Nuclear clocks would also be much more sensitive to new physics beyond the Standard Model – allowing physicists to explore hypothetical concepts such as dark matter. “The nuclear energy scale is millions of electron volts; the atomic energy scale is electron volts; so the effects of new physics are also much stronger,” explains Victor Flambaum of Australia’s University of New South Wales.

Normally, a nuclear clock would require a laser that produces coherent gamma rays – something that does not exist. By exquisite good fortune, however, there is a single transition between the ground and excited states of one nucleus in which the potential energy changes due to the strong nuclear force and the electromagnetic interaction almost exactly cancel, leaving an energy difference of just 8.4 eV. This corresponds to vacuum ultraviolet light, which can be created by a laser.

That nucleus is thorium-229, but as Ye’s postgraduate student Chuankun Zhang explains, it is very expensive. “We bought about 700 µg for $85,000, and as I understand it the price has been going up”.

In September, Zhang and colleagues at JILA measured the frequency of the thorium-229 transition with unprecedented precision using their strontium-87 clock as a reference. They used thorium-doped calcium fluoride crystals. “Doping thorium into a different crystal creates a kind of defect in the crystal,” says Zhang. “The defects’ orientations are sort of random, which may introduce unwanted quenching or limit our ability to pick out specific atoms using, say, polarization of the light.”

Layers of thorium fluoride

In the new work, the researchers collaborated with colleagues in Eric Hudson’s group at University of California, Los Angeles and others to form layers of thorium fluoride between 30 nm and 100 nm thick on crystalline substrates such as magnesium fluoride. They used PVD, which is a well-established technique that evaporates a material from a hot crucible before condensing it onto a substrate. The resulting samples contained three orders of magnitude less thorium-229 than the crystals used in the September experiment, but had the comparable thorium atoms per unit area.

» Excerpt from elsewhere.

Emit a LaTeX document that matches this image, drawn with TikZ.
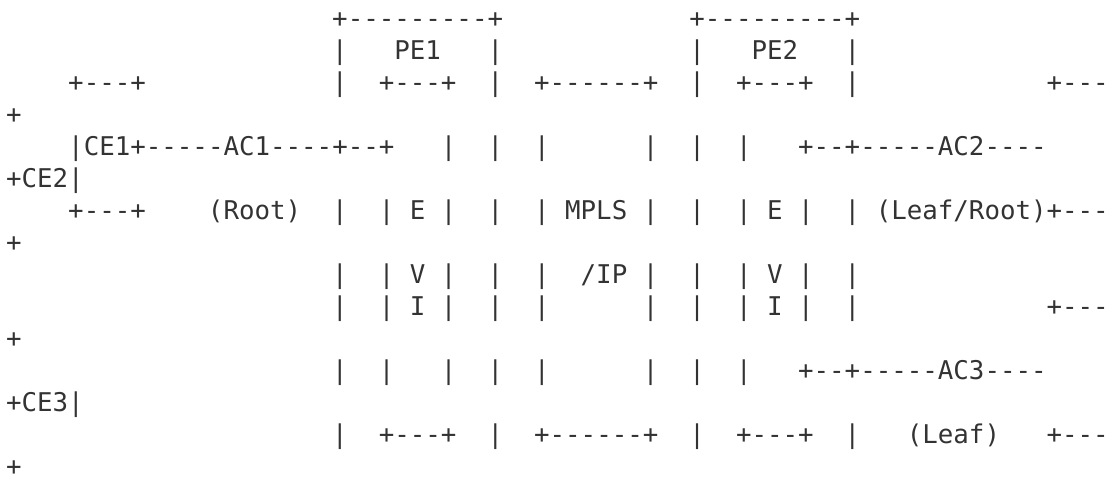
\documentclass[tikz,border=0pt]{standalone}
\usepackage{fontspec}
\setmonofont{DejaVu Sans Mono}
\definecolor{texto}{HTML}{333333}
\tikzset{
  ascii/.style={
    anchor=base west,
    inner sep=0pt,
    outer sep=0pt,
    text=texto,
    font=\ttfamily\fontsize{25.8}{30}\selectfont
  }
}
\begin{document}
\begin{tikzpicture}[
    x=15.53pt,
    y=-32pt
    ]

    \useasboundingbox (-6.1pt,-4.5pt) rectangle (1107.9pt,-485.5pt);

    % topo das caixas PE
    \foreach \c/\t in {21/{+---------+}, 44/{+---------+}}
    \node[ascii] (l1c\c) at (\c,1) {\t};

    \foreach \c/\t in {21/|, 25/PE1, 31/|, 44/|, 48/PE2, 54/|}
    \node[ascii] (l2c\c) at (\c,2) {\t};

    \foreach \c/\t in {4/{+---+}, 21/|, 24/{+---+}, 31/|, 34/{+------+},
      44/|, 47/{+---+}, 54/|, 67/{+---}}
    \node[ascii] (l3c\c) at (\c,3) {\t};

    \node[ascii] (l4c0) at (0,4) {+};

    % CE1, AC1 e AC2
    \foreach \c/\t in {4/{|CE1+-----AC1----+--+}, 28/|, 31/|, 34/|, 41/|,
      44/|, 47/|, 51/{+--+-----AC2----}}
    \node[ascii] (l5c\c) at (\c,5) {\t};

    \node[ascii] (l6c0) at (0,6) {+CE2|};

    % EVI e MPLS
    \foreach \c/\t in {4/{+---+}, 13/{(Root)}, 21/|, 24/|, 26/E, 28/|, 31/|,
      34/|, 36/MPLS, 41/|, 44/|, 47/|, 49/E, 51/|, 54/|, 56/{(Leaf/Root)+---}}
    \node[ascii] (l7c\c) at (\c,7) {\t};

    \node[ascii] (l8c0) at (0,8) {+};

    \foreach \c/\t in {21/|, 24/|, 26/V, 28/|, 31/|, 34/|, 37/{/IP}, 41/|,
      44/|, 47/|, 49/V, 51/|, 54/|}
    \node[ascii] (l9c\c) at (\c,9) {\t};

    \foreach \c/\t in {21/|, 24/|, 26/I, 28/|, 31/|, 34/|, 41/|,
      44/|, 47/|, 49/I, 51/|, 54/|, 67/{+---}}
    \node[ascii] (l10c\c) at (\c,10) {\t};

    \node[ascii] (l11c0) at (0,11) {+};

    % AC3
    \foreach \c/\t in {21/|, 24/|, 28/|, 31/|, 34/|, 41/|, 44/|, 47/|,
      51/{+--+-----AC3----}}
    \node[ascii] (l12c\c) at (\c,12) {\t};

    \node[ascii] (l13c0) at (0,13) {+CE3|};

    % base das caixas
    \foreach \c/\t in {21/|, 24/{+---+}, 31/|, 34/{+------+}, 44/|,
      47/{+---+}, 54/|, 58/{(Leaf)}, 67/{+---}}
    \node[ascii] (l14c\c) at (\c,14) {\t};

    \node[ascii] (l15c0) at (0,15) {+};

\end{tikzpicture}
\end{document}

The JILA team sent the samples to Hudson’s lab for interrogation by a custom-built vacuum ultraviolet laser. Researchers led by Hudson’s student Richard Elwell observed clear signatures of the nuclear transition and found the lifetime of the excited state to be about four times shorter than observed in the crystal. While the discrepancy is not understood, the researchers say this might not be problematic in a clock.

More significant challenges lie in the surprisingly small fraction of thorium nuclei participating in the clock operation – with the measured signal about 1% of the expected value, according to Zhang. “There could be many reasons. One possibility is because the vapour deposition process isn’t controlled super well such that we have a lot of defect states that quench away the excited states.” Beyond this, he says, designing a mobile clock will entail miniaturizing the laser.

Flambaum, who was not involved in the research, says that it marks “a very significant technical advance,” in the quest to build a solid-state nuclear clock – something that he believes could be useful for sensing everything from oil to variations in the fine structure constant. “As a standard of frequency a solid state clock is not very good because it’s affected by the environment,” he says, “As soon as we know the frequency very accurately we will do it with [trapped] ions, but that has not been done yet.”